When you use a ModelJudgeEvaluator, the model as judge produces a written rationale alongside every score. A single rationale tells you about one sample. Reviewing multiple rationales reveals patterns in how the model as judge interprets your instructions, applies your scale, and weighs your criteria.

Look for these common patterns when scores don’t match your expectations:

Criteria drift: The rationale references evaluation dimensions you didn’t define. If the model as judge mentions “creativity” when your instructions only cover accuracy and completeness, it’s introducing its own criteria. Add explicit instructions to evaluate only on the criteria you listed.
Score-rationale mismatch: The model as judge describes a response positively but assigns a low score, or vice versa. This usually signals ambiguous scale descriptions. Review the boundary between adjacent score levels and make the distinguishing features more concrete.
Inconsistent weighting: Similar-quality responses receive different scores. Compare their rationales to find which criterion the model as judge weighted differently. If the weighting seems arbitrary, revise the evaluation steps to give the model as judge a clear procedure for balancing criteria.
Repetitive flagging: The same weakness appears across many rationales. This might indicate a genuine pattern in your model’s output, but it also may mean the model as judge is overemphasizing one criterion. Check whether the evaluation steps give that criterion disproportionate weight.

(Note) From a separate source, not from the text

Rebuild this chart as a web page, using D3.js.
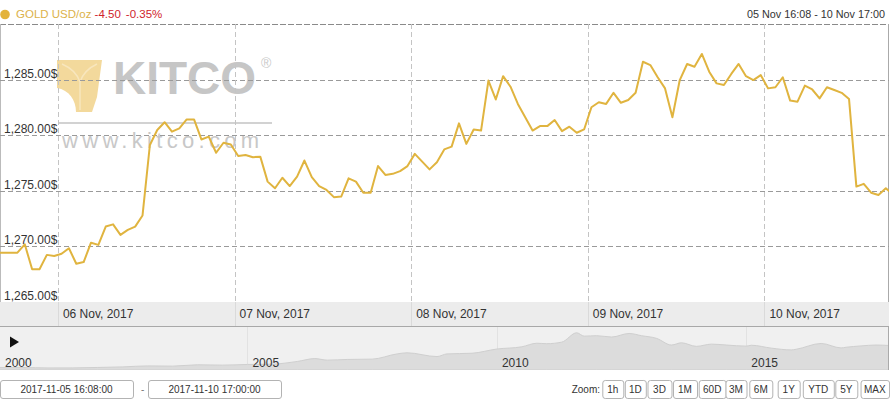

When rationales reveal a problem, adjust the corresponding part of the evaluator configuration: rewrite ambiguous criteria, sharpen the boundaries between score levels, reorder evaluation steps, or add scored examples at the levels where the model as judge is inconsistent. Then rerun the evaluation and read the rationales again. This cycle of reading rationales, adjusting the configuration, and rerunning is how you bring the model-as-judge’s scoring in line with your expectations.

Use reference-guided judging for verifiable tasks

When evaluating tasks with objectively correct answers, for example, math, factual recall, code correctness, or tool selection, provide the model as judge with the expected answer, creating a reference-guided approach.

Model-as-judge evaluators are susceptible to answer contamination, where an incorrect answer in the evaluation context causes the model as judge to copy the wrong reasoning into its own chain of thought, even when the model can solve the problem independently. Reference-guided judging reduces this failure rate substantially.